Llevo 35 años dedicado fundamentalmente a estudiar las políticas públicas, la mitad de mi vida. A ellos se agregan otros diez en labores de gobierno. Por eso, y mis lectores habituales lo saben, tengo posiciones bien definidas en la mayoría de los temas que se discuten en ese ámbito.
Sin embargo, hay algunos, muy pocos, en los que me resulta difícil adoptar una posición categórica. Ello suele ocurrir especialmente cuando hay cuestiones valóricas involucradas: el derecho a la vida, la soberanía de la voluntad, la sinceridad y la hipocresía. La eutanasia es uno de esos temas, el aborto es otro.
Siempre la literatura entrega una guía para avanzar en una posición y tratándose de temáticas muy actuales, son autores contemporáneos quienes pueden darnos luces sobre ellas. Michel Houllebecq, el gran novelista francés, es uno de mis favoritos. Ya en una de sus novelas seminales, “Las partículas elementales” nos entrega una pista de su preocupación sobre los problemas éticos que plantean las edades extremas de la vida. Luego en “El mapa y el territorio” escrita en 2010 nos relata una historia en que la empresa suiza Dignitas ofrece por catálogo una “muerte dulce y pacífica” y su protagonista descubre que su padre, que ha desaparecido hace un mes, ha hecho un check-in en un establecimiento en Zúrich. No hay, sin embargo, registro del check-out.
Luego, durante la pandemia en Bélgica, Houllebecq publica su novela “Aniquilar” en la que se conmueve por ancianos encarcelados y agonías sin mirada, tanto que en una entrevista a Le Monde señala que hasta el final escribirá páginas indignadas contra la eutanasia.
Pero hay personas que son firmes defensoras de la eutanasia. Vlado Mirosevic ha declarado, frente a la decisión del gobierno de Boric de poner discusión inmediata al proyecto de ley sobre eutanasia que discute el Congreso, que oponerse es oponerse al derecho de una persona a morir con dignidad. Como se ve, el tema es discutible.
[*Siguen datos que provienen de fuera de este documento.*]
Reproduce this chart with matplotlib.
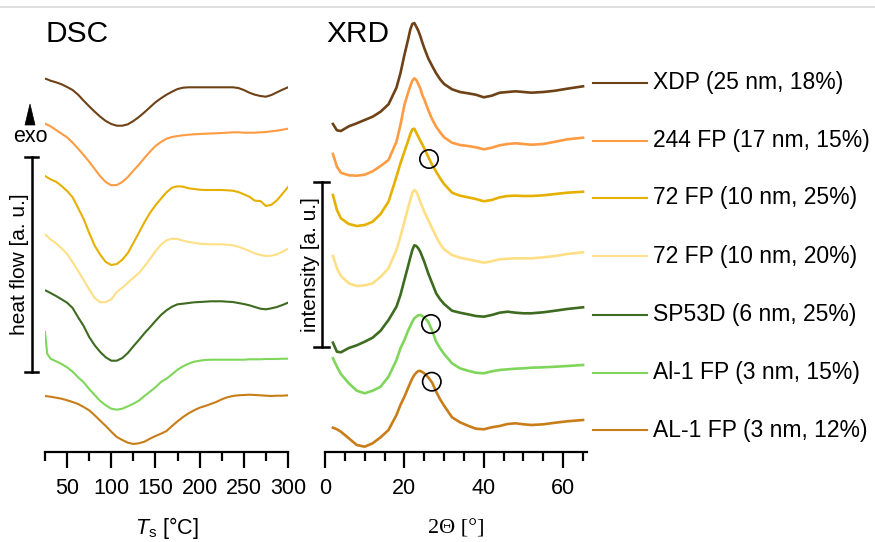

Pero no hay que olvidar que las leyes y políticas al cambiar los incentivos inducen comportamientos y lo que puede ser más relevante en este caso, legitiman conductas y pueden erigir al Estado como escudo moral que defiende a las personas de asumir las consecuencias éticas de sus decisiones.
Las experiencias de vida también aportan a esta discusión. La muerte de mis padres en su casa y la de un familiar, respectivamente, por voluntad propia y con consentimiento médico, rodeados de sus hijos y seres queridos fue para nosotros gratificante. Mi hijo, quien murió en la clínica por un agresivo cáncer, se acogió a un protocolo de cuidados paliativos establecido en la Ley 21.375 que contempla manejo de síntomas, información sobre el estado de salud; toma de decisiones acerca de los tratamientos que solicitaría y cuáles no y acompañamiento emocional. Fue una muerte serena que, sin perjuicio de la pena, nos enseñó tanto sobre la muerte como sobre la vida.
Aprobar en una semana (eso significa discusión inmediata) una ley de eutanasia sin profundizar en un mejoramiento de la ley de cuidados paliativos (que lo necesita para mejorar su aplicación en el sistema público) me parece un despropósito, que sólo puede obedecer a una maniobra electoral, si consideramos que en las encuestas la mayoría de las personas se manifiesta de acuerdo con la eutanasia.
Una de las cuestiones más delicadas en la eutanasia es quién toma verdaderamente la decisión cundo se trata de personas muy ancianas o enfermas, y las eventuales presiones que el enfermo puede recibir de familiares o cuidadores, incluso por motivos económicos. En el extremo, en lugar del derecho de una persona a morir con dignidad, como señala Mirosevic, una ley aprobada apresuradamente puede convertirse en un artefacto para invisibilizar un asesinato tranquilizando la conciencia. Si alguien cree que estoy exagerando, le recomiendo ver algunos de los programas de televisión como “La Jueza” que tratan sobre controversias familiares.
Houllebecq a todo esto, acusa al progresismo de promover en occidente una cultura de la muerte de ancianos y niños, por eutanasia y aborto, que predomina con hipocresía moral progresista por sobre una cultura de la vida. En el caso del aborto libre estoy de acuerdo: es inexplicable de otra manera que países religiosos, como Estados Unidos, con la consigna de que las mujeres son libres de disponer de su propio cuerpo, dispongan sin culpa de la otra vida involucrada en la decisión.
En el caso de la eutanasia tengo más dudas, porque al menos teóricamente, se trata de alguien que toma una decisión sobre su propia vida. Lo que me inquieta es si esa voluntad puede ser severamente manipulado por su entorno y si hay fórmulas para minimizar esa posibilidad.